Thanksgiving

 El dia de gracias es muy importante para los hombres chicano porque ellos megustan llamas. Llamas somos la comida preferida por imigrantes latinos! Come una Llama rapido! Andele! Despues el llama come tu! Aaiiee!!!!

 I thought I might do the entire column in Spanish, but the only Spanish Monty Python taught me was a kind of Spanish where you babble insanely about llamas. It's fun, but not very interesting. I think the llamas are escapism for my failure to track down lefse for the Thanksgiving feast. To think I wanted to call myself a Bounty Hunter and I can't even find any damn lefse. Tracking down felons, fugitives from John Law, driving cross country fueled on nicotine, alcohol, women, and hatred of my fellow man. My aspirations weren't up to a Boba Fett level, but I thought I could do a passable IG-88 or lumpy-bandaged head guy job. Whatever the case may be, wherever one goes to apply for the position as Bounty Hunter, employers will want references. Soon as they ask about me and find out I misplace my keys and never even took up a little harmless sexual predation, they'll throw my application away. I suppose that depends on turn-over rate and how desperate the company is to get a Bounty Hunter. 'Position applying for: bounty hunter.' I put that down on my Wal*Mart application and they called me up asking questions about my hunting experience and how I felt about people that still didn't shop at Wal*Mart and the value of any man who would bad mouth Wal*Mart.

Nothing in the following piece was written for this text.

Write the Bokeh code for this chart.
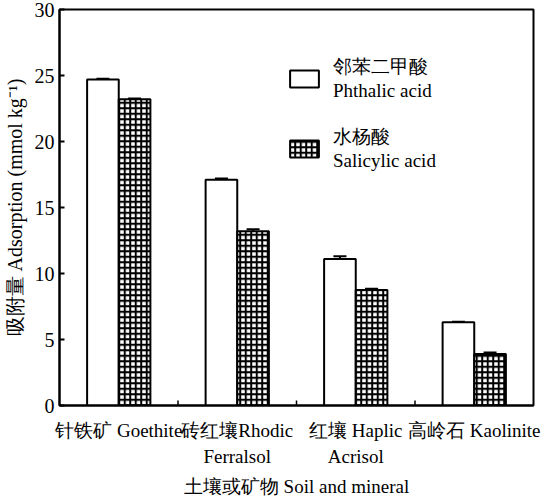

Microsoft is hiring Bounty Hunters on a more freelance basis. You can pick from a list of various congressmen, judges, journalists and some guy named Linus. 

The turkey is in the oven and that hideous thing that looks like Ron Jeremy's severed penis after a vivacious cheese grater fucking is in the garbage. Turkey neck is not for eating.

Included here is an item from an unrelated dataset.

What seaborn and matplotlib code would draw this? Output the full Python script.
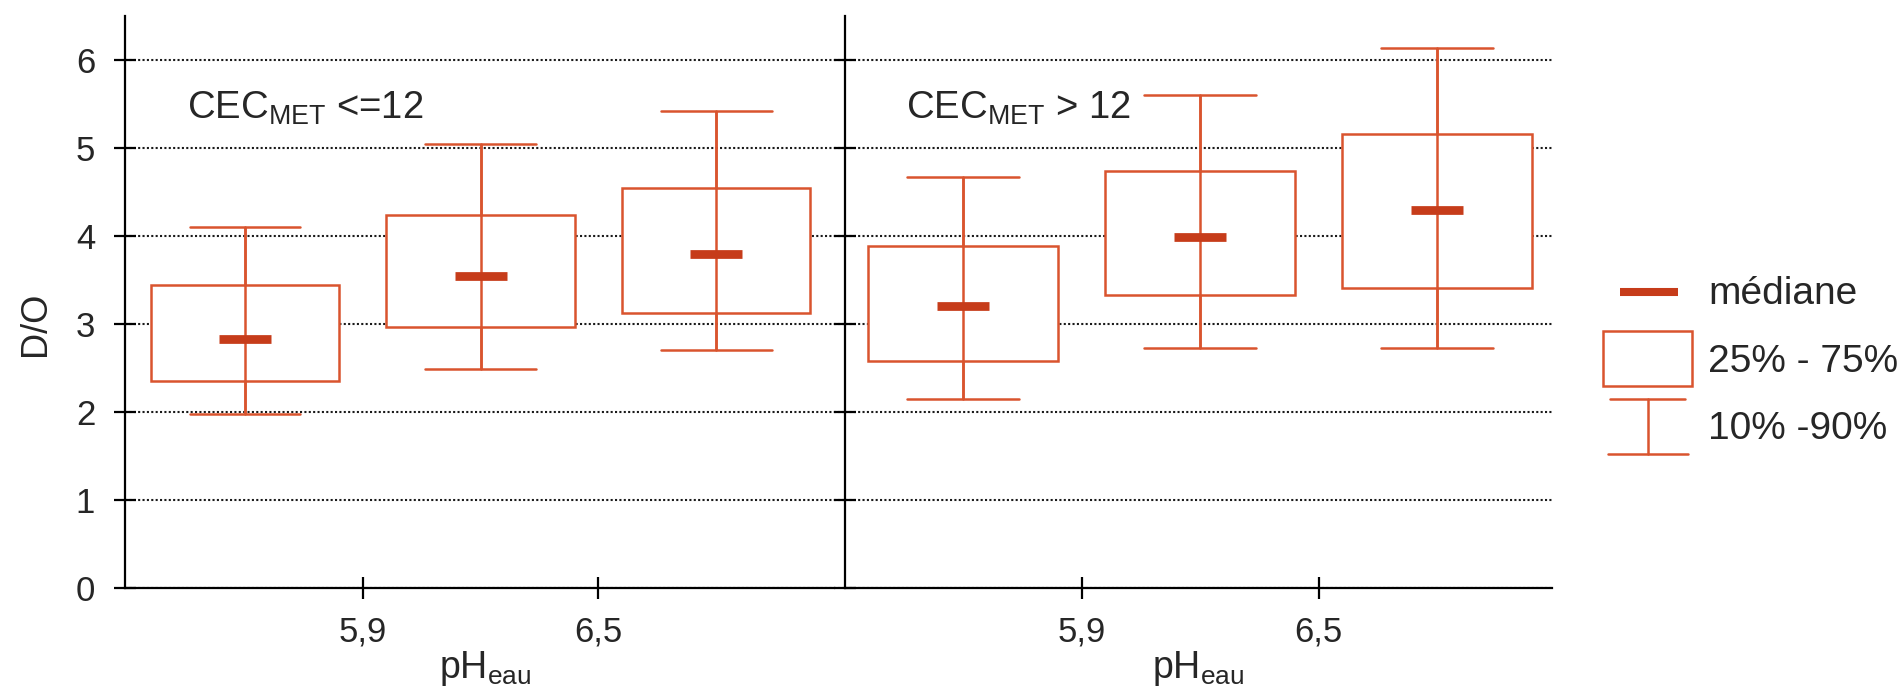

The people will be arriving soon for the feeding, and I've been spending entirely too much time on this computer. Not to no ends, however. The website is almost officially moved. It is moved. It's just not official yet. The links all need repair jobs. I also backed up this site onto diskette. My whole website fits on one 1.44mb diskette and there's ample room left over. My no graphics policy may soon come to an end. People like pictures, but I won't cotton to more than one picture per page and that picture must be accompanied by at least a paragraph of text. These are the rules. Heavily graphic laden webpage designers should try sucking a turkey neck down their throat without chewing to get an idea of the pain in the neck their stupid fucking pages of conceit and egotistical banality are to those of us without DSL or cable modems. Suck my turkey neck you llama felching simpletons! And be thankful while doing it!